- **Data extract**
====================

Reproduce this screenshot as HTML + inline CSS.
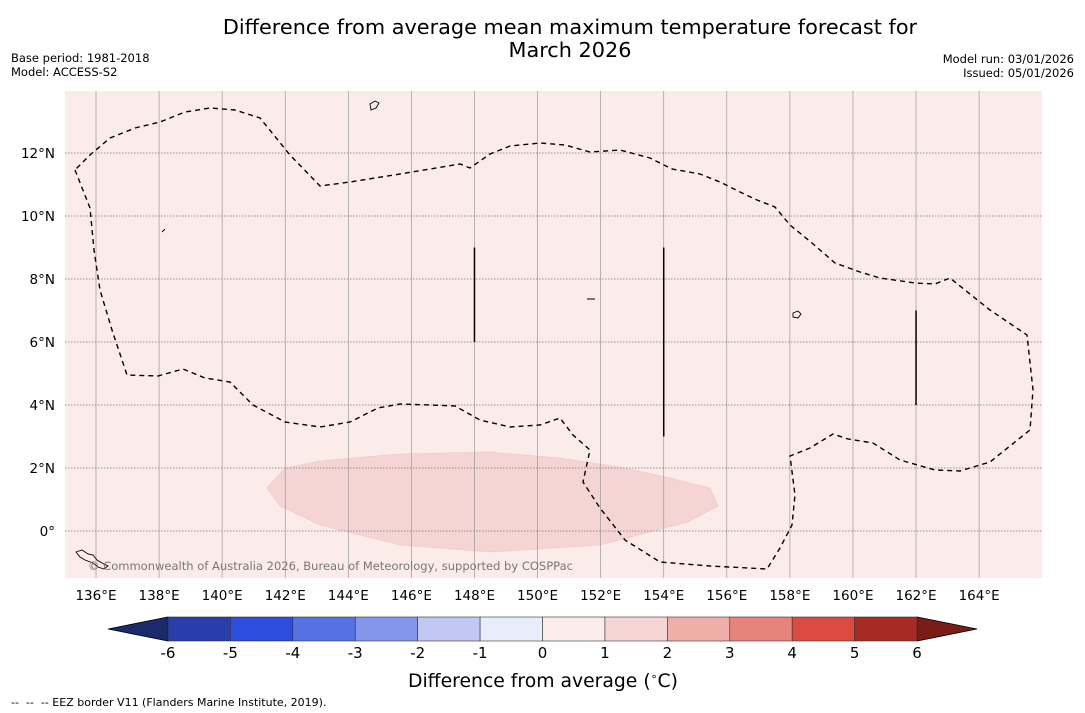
<!DOCTYPE html>
<html><head><meta charset="utf-8"><style>
body{margin:0;background:#fff;font-family:"Liberation Sans","DejaVu Sans",sans-serif}
svg{display:block}
</style></head><body>
<svg width="1085" height="713" viewBox="0 0 1085 713" font-family="DejaVu Sans, Liberation Sans, sans-serif">
<text x="570" y="34" font-size="20.8" text-anchor="middle">Difference from average mean maximum temperature forecast for</text>
<text x="570" y="57" font-size="20.8" text-anchor="middle">March 2026</text>
<text x="11" y="62" font-size="11.5">Base period: 1981-2018</text>
<text x="11" y="76" font-size="11.5">Model: ACCESS-S2</text>
<text x="1074" y="63" font-size="11.5" text-anchor="end">Model run: 03/01/2026</text>
<text x="1074" y="77" font-size="11.5" text-anchor="end">Issued: 05/01/2026</text>
<g id="map"></g>
<g id="cbar"></g>
<text x="543" y="687" font-size="18.8" text-anchor="middle">Difference from average (<tspan font-size="11" dy="-7">∘</tspan><tspan dy="7">C)</tspan></text>
<text x="11" y="706" font-size="11" style="white-space:pre">--  --  -- EEZ border V11 (Flanders Marine Institute, 2019).</text>
</svg>
<script>
const lonTicks=[136,138,140,142,144,146,148,150,152,154,156,158,160,162,164];
const latTicks=[0,2,4,6,8,10,12];
const cbarBounds=[-6,-5,-4,-3,-2,-1,0,1,2,3,4,5,6];
const cbarColors=["#2a3eab","#2d4ddf","#5571e3","#8396eb","#c0c8f3","#e9ecfa","#fbecea","#f5d5d4","#efaea8","#e8837c","#dc4b41","#a82a24"];
const eezLon=[];const eezLat=[];
const eezPx=[[75,170],[90,208],[94,250],[100,290],[112,330],[127,375],[158,376],[183,369],[205,378],[230,382],[253,405],[285,422],[320,427],[350,422],[378,408],[400,404],[430,405],[455,406],[480,420],[510,427],[540,425],[560,418],[573,435],[590,450],[583,482],[600,508],[625,540],[660,562],[710,566],[767,569],[780,548],[792,525],[795,495],[790,456],[810,448],[833,434],[848,439],[873,443],[900,460],[935,470],[960,471],[990,462],[1030,430],[1033,390],[1027,335],[990,310],[950,278],[935,284],[915,283],[880,278],[860,272],[835,263],[812,243],[790,225],[775,207],[757,200],[740,192],[720,182],[700,174],[672,169],[650,158],[620,150],[590,152],[565,145],[540,143],[510,146],[490,154],[470,168],[460,164],[400,174],[350,182],[320,186],[290,155],[260,118],[235,110],[210,108],[185,112],[160,122],[135,128],[110,138],[90,155],[75,170]];
eezPx.forEach(p=>{eezLon.push(136+(p[0]-96)/31.54);eezLat.push((531-p[1])/31.5);});
const anomLon=[];const anomLat=[];
[[267,488],[285,468],[320,461],[400,454],[490,452],[560,458],[620,467],[670,478],[710,488],[718,506],[688,522],[600,545],[490,552],[400,545],[320,525],[280,506]].forEach(p=>{anomLon.push(136+(p[0]-96)/31.54);anomLat.push((531-p[1])/31.5);});
const segLon=[148,154,162];const segLat0=[6,3,4];const segLat1=[9,9,7];
const NS="http://www.w3.org/2000/svg";
const X=lon=>96+(lon-136)*31.54, Y=lat=>531-lat*31.5;
function mk(t,a,p){const e=document.createElementNS(NS,t);for(const k in a)e.setAttribute(k,a[k]);p.appendChild(e);return e;}
const map=document.getElementById('map');
const bg=mk('rect',{x:65,y:91,width:977,height:487,fill:"#fbecea"},map);


const an=mk('polygon',{points:anomLon.map((l,i)=>X(l)+","+Y(anomLat[i])).join(" "),fill:"#f5d5d4",stroke:"#ecc4c2","stroke-width":0.6},map);


lonTicks.forEach(l=>{
 const g=mk('line',{x1:X(l),x2:X(l),y1:91,y2:578,stroke:"#999","stroke-width":0.7},map);
 
 
 const t=mk('text',{x:X(l),y:600,"font-size":13.5,"text-anchor":"middle"},map);t.textContent=l+"°E";
 
 
});
latTicks.forEach(l=>{
 const g=mk('line',{x1:65,x2:1042,y1:Y(l),y2:Y(l),stroke:"#777","stroke-width":0.7,"stroke-dasharray":"1.5,1.5"},map);
 
 
 const t=mk('text',{x:55,y:Y(l)+5,"font-size":13.5,"text-anchor":"end"},map);t.textContent=l==0?"0°":l+"°N";
 
 
});
const ez=mk('polyline',{points:eezLon.map((l,i)=>X(l)+","+Y(eezLat[i])).join(" "),fill:"none",stroke:"#000","stroke-width":1.4,"stroke-dasharray":"5,4"},map);


segLon.forEach((l,i)=>{
 const s=mk('line',{x1:X(l),x2:X(l),y1:Y(segLat0[i]),y2:Y(segLat1[i]),stroke:"#000","stroke-width":1.5},map);
 
 
});
const isl=mk('path',{d:"M76,552 l6,-2 6,4 5,1 4,5 5,3 6,3 -4,3 -6,-2 -5,-4 -8,-3 -5,-3z M370,104 l5,-3 4,2 -3,5 -5,2z M793,313 l5,-2 3,3 -3,4 -5,-1z M587,299 h8 M162,232 l3,-3",fill:"none",stroke:"#000","stroke-width":0.9},map);


const cp=mk('text',{x:88,y:570,"font-size":11.5,fill:"#777",textLength:485},map);cp.textContent="© Commonwealth of Australia 2026, Bureau of Meteorology, supported by COSPPac";


const cb=document.getElementById('cbar');
const CX=v=>168+(v+6)*62.42, cy0=617, cy1=641;
const tl=mk('polygon',{points:`108,629 ${CX(-6)},${cy0} ${CX(-6)},${cy1}`,fill:"#1b2a6b",stroke:"#000","stroke-width":0.8},cb);


const tr=mk('polygon',{points:`977,629 ${CX(6)},${cy0} ${CX(6)},${cy1}`,fill:"#7a1d17",stroke:"#000","stroke-width":0.8},cb);


cbarColors.forEach((c,i)=>{
 const r=mk('rect',{x:CX(cbarBounds[i]),y:cy0,width:CX(cbarBounds[i+1])-CX(cbarBounds[i]),height:cy1-cy0,fill:c,stroke:"#333","stroke-width":0.6},cb);
 
 
});
cbarBounds.forEach(v=>{
 const t=mk('text',{x:CX(v),y:658,"font-size":15,"text-anchor":"middle"},cb);t.textContent=v;
 
 
});
</script>
</body></html>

====================

- **The request**
Your task is to repeat the material above exactly, without its pictures.

- **Response to the exercise**
Reproduce this screenshot as HTML + inline CSS.
<!DOCTYPE html>
<html><head><meta charset="utf-8"><style>
body{margin:0;background:#fff;font-family:"Liberation Sans","DejaVu Sans",sans-serif}
svg{display:block}
</style></head><body>
<svg width="1085" height="713" viewBox="0 0 1085 713" font-family="DejaVu Sans, Liberation Sans, sans-serif">
<text x="570" y="34" font-size="20.8" text-anchor="middle">Difference from average mean maximum temperature forecast for</text>
<text x="570" y="57" font-size="20.8" text-anchor="middle">March 2026</text>
<text x="11" y="62" font-size="11.5">Base period: 1981-2018</text>
<text x="11" y="76" font-size="11.5">Model: ACCESS-S2</text>
<text x="1074" y="63" font-size="11.5" text-anchor="end">Model run: 03/01/2026</text>
<text x="1074" y="77" font-size="11.5" text-anchor="end">Issued: 05/01/2026</text>
<g id="map"></g>
<g id="cbar"></g>
<text x="543" y="687" font-size="18.8" text-anchor="middle">Difference from average (<tspan font-size="11" dy="-7">∘</tspan><tspan dy="7">C)</tspan></text>
<text x="11" y="706" font-size="11" style="white-space:pre">--  --  -- EEZ border V11 (Flanders Marine Institute, 2019).</text>
</svg>
<script>
const lonTicks=[136,138,140,142,144,146,148,150,152,154,156,158,160,162,164];
const latTicks=[0,2,4,6,8,10,12];
const cbarBounds=[-6,-5,-4,-3,-2,-1,0,1,2,3,4,5,6];
const cbarColors=["#2a3eab","#2d4ddf","#5571e3","#8396eb","#c0c8f3","#e9ecfa","#fbecea","#f5d5d4","#efaea8","#e8837c","#dc4b41","#a82a24"];
const eezLon=[];const eezLat=[];
const eezPx=[[75,170],[90,208],[94,250],[100,290],[112,330],[127,375],[158,376],[183,369],[205,378],[230,382],[253,405],[285,422],[320,427],[350,422],[378,408],[400,404],[430,405],[455,406],[480,420],[510,427],[540,425],[560,418],[573,435],[590,450],[583,482],[600,508],[625,540],[660,562],[710,566],[767,569],[780,548],[792,525],[795,495],[790,456],[810,448],[833,434],[848,439],[873,443],[900,460],[935,470],[960,471],[990,462],[1030,430],[1033,390],[1027,335],[990,310],[950,278],[935,284],[915,283],[880,278],[860,272],[835,263],[812,243],[790,225],[775,207],[757,200],[740,192],[720,182],[700,174],[672,169],[650,158],[620,150],[590,152],[565,145],[540,143],[510,146],[490,154],[470,168],[460,164],[400,174],[350,182],[320,186],[290,155],[260,118],[235,110],[210,108],[185,112],[160,122],[135,128],[110,138],[90,155],[75,170]];
eezPx.forEach(p=>{eezLon.push(136+(p[0]-96)/31.54);eezLat.push((531-p[1])/31.5);});
const anomLon=[];const anomLat=[];
[[267,488],[285,468],[320,461],[400,454],[490,452],[560,458],[620,467],[670,478],[710,488],[718,506],[688,522],[600,545],[490,552],[400,545],[320,525],[280,506]].forEach(p=>{anomLon.push(136+(p[0]-96)/31.54);anomLat.push((531-p[1])/31.5);});
const segLon=[148,154,162];const segLat0=[6,3,4];const segLat1=[9,9,7];
const NS="http://www.w3.org/2000/svg";
const X=lon=>96+(lon-136)*31.54, Y=lat=>531-lat*31.5;
function mk(t,a,p){const e=document.createElementNS(NS,t);for(const k in a)e.setAttribute(k,a[k]);p.appendChild(e);return e;}
const map=document.getElementById('map');
const bg=mk('rect',{x:65,y:91,width:977,height:487,fill:"#fbecea"},map);


const an=mk('polygon',{points:anomLon.map((l,i)=>X(l)+","+Y(anomLat[i])).join(" "),fill:"#f5d5d4",stroke:"#ecc4c2","stroke-width":0.6},map);


lonTicks.forEach(l=>{
 const g=mk('line',{x1:X(l),x2:X(l),y1:91,y2:578,stroke:"#999","stroke-width":0.7},map);
 
 
 const t=mk('text',{x:X(l),y:600,"font-size":13.5,"text-anchor":"middle"},map);t.textContent=l+"°E";
 
 
});
latTicks.forEach(l=>{
 const g=mk('line',{x1:65,x2:1042,y1:Y(l),y2:Y(l),stroke:"#777","stroke-width":0.7,"stroke-dasharray":"1.5,1.5"},map);
 
 
 const t=mk('text',{x:55,y:Y(l)+5,"font-size":13.5,"text-anchor":"end"},map);t.textContent=l==0?"0°":l+"°N";
 
 
});
const ez=mk('polyline',{points:eezLon.map((l,i)=>X(l)+","+Y(eezLat[i])).join(" "),fill:"none",stroke:"#000","stroke-width":1.4,"stroke-dasharray":"5,4"},map);


segLon.forEach((l,i)=>{
 const s=mk('line',{x1:X(l),x2:X(l),y1:Y(segLat0[i]),y2:Y(segLat1[i]),stroke:"#000","stroke-width":1.5},map);
 
 
});
const isl=mk('path',{d:"M76,552 l6,-2 6,4 5,1 4,5 5,3 6,3 -4,3 -6,-2 -5,-4 -8,-3 -5,-3z M370,104 l5,-3 4,2 -3,5 -5,2z M793,313 l5,-2 3,3 -3,4 -5,-1z M587,299 h8 M162,232 l3,-3",fill:"none",stroke:"#000","stroke-width":0.9},map);


const cp=mk('text',{x:88,y:570,"font-size":11.5,fill:"#777",textLength:485},map);cp.textContent="© Commonwealth of Australia 2026, Bureau of Meteorology, supported by COSPPac";


const cb=document.getElementById('cbar');
const CX=v=>168+(v+6)*62.42, cy0=617, cy1=641;
const tl=mk('polygon',{points:`108,629 ${CX(-6)},${cy0} ${CX(-6)},${cy1}`,fill:"#1b2a6b",stroke:"#000","stroke-width":0.8},cb);


const tr=mk('polygon',{points:`977,629 ${CX(6)},${cy0} ${CX(6)},${cy1}`,fill:"#7a1d17",stroke:"#000","stroke-width":0.8},cb);


cbarColors.forEach((c,i)=>{
 const r=mk('rect',{x:CX(cbarBounds[i]),y:cy0,width:CX(cbarBounds[i+1])-CX(cbarBounds[i]),height:cy1-cy0,fill:c,stroke:"#333","stroke-width":0.6},cb);
 
 
});
cbarBounds.forEach(v=>{
 const t=mk('text',{x:CX(v),y:658,"font-size":15,"text-anchor":"middle"},cb);t.textContent=v;
 
 
});
</script>
</body></html>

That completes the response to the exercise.